> **Required work**
The listing must be reproduced in full, exactly as it stands.

> **Data section**

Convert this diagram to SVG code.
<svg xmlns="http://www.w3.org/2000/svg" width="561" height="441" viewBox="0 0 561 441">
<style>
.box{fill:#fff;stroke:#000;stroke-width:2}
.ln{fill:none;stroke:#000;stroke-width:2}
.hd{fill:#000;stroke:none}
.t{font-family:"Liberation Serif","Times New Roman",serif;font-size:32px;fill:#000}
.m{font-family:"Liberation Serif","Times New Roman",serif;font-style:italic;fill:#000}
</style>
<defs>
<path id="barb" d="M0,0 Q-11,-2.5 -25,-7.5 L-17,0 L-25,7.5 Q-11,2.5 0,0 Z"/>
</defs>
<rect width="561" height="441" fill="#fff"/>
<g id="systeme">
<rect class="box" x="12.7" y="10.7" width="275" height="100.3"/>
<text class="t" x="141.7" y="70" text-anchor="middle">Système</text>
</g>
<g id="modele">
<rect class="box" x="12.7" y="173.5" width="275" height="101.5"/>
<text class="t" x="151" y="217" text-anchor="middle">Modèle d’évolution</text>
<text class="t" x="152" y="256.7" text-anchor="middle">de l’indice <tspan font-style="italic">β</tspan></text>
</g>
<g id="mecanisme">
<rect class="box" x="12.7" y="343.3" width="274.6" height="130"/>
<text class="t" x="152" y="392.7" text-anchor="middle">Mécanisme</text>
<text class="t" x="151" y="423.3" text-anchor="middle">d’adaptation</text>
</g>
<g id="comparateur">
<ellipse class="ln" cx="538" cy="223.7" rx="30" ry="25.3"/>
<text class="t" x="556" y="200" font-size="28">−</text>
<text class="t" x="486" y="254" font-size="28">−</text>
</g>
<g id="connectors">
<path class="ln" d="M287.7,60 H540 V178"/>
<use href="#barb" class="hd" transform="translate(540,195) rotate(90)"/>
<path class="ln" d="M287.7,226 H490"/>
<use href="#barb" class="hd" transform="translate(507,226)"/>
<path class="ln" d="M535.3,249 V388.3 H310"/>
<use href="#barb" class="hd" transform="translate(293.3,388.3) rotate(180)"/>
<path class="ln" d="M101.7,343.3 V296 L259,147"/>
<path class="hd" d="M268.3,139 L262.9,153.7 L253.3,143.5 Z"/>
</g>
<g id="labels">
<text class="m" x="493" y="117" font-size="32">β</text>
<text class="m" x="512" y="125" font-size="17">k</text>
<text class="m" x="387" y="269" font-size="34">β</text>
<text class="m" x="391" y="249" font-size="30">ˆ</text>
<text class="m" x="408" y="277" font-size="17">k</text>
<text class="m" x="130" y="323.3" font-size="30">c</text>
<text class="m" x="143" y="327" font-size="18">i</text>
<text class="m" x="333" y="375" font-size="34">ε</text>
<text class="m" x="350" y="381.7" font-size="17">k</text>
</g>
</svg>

> **Result of the exercise**
Convert this diagram to SVG code.
<svg xmlns="http://www.w3.org/2000/svg" width="561" height="441" viewBox="0 0 561 441">
<style>
.box{fill:#fff;stroke:#000;stroke-width:2}
.ln{fill:none;stroke:#000;stroke-width:2}
.hd{fill:#000;stroke:none}
.t{font-family:"Liberation Serif","Times New Roman",serif;font-size:32px;fill:#000}
.m{font-family:"Liberation Serif","Times New Roman",serif;font-style:italic;fill:#000}
</style>
<defs>
<path id="barb" d="M0,0 Q-11,-2.5 -25,-7.5 L-17,0 L-25,7.5 Q-11,2.5 0,0 Z"/>
</defs>
<rect width="561" height="441" fill="#fff"/>
<g id="systeme">
<rect class="box" x="12.7" y="10.7" width="275" height="100.3"/>
<text class="t" x="141.7" y="70" text-anchor="middle">Système</text>
</g>
<g id="modele">
<rect class="box" x="12.7" y="173.5" width="275" height="101.5"/>
<text class="t" x="151" y="217" text-anchor="middle">Modèle d’évolution</text>
<text class="t" x="152" y="256.7" text-anchor="middle">de l’indice <tspan font-style="italic">β</tspan></text>
</g>
<g id="mecanisme">
<rect class="box" x="12.7" y="343.3" width="274.6" height="130"/>
<text class="t" x="152" y="392.7" text-anchor="middle">Mécanisme</text>
<text class="t" x="151" y="423.3" text-anchor="middle">d’adaptation</text>
</g>
<g id="comparateur">
<ellipse class="ln" cx="538" cy="223.7" rx="30" ry="25.3"/>
<text class="t" x="556" y="200" font-size="28">−</text>
<text class="t" x="486" y="254" font-size="28">−</text>
</g>
<g id="connectors">
<path class="ln" d="M287.7,60 H540 V178"/>
<use href="#barb" class="hd" transform="translate(540,195) rotate(90)"/>
<path class="ln" d="M287.7,226 H490"/>
<use href="#barb" class="hd" transform="translate(507,226)"/>
<path class="ln" d="M535.3,249 V388.3 H310"/>
<use href="#barb" class="hd" transform="translate(293.3,388.3) rotate(180)"/>
<path class="ln" d="M101.7,343.3 V296 L259,147"/>
<path class="hd" d="M268.3,139 L262.9,153.7 L253.3,143.5 Z"/>
</g>
<g id="labels">
<text class="m" x="493" y="117" font-size="32">β</text>
<text class="m" x="512" y="125" font-size="17">k</text>
<text class="m" x="387" y="269" font-size="34">β</text>
<text class="m" x="391" y="249" font-size="30">ˆ</text>
<text class="m" x="408" y="277" font-size="17">k</text>
<text class="m" x="130" y="323.3" font-size="30">c</text>
<text class="m" x="143" y="327" font-size="18">i</text>
<text class="m" x="333" y="375" font-size="34">ε</text>
<text class="m" x="350" y="381.7" font-size="17">k</text>
</g>
</svg>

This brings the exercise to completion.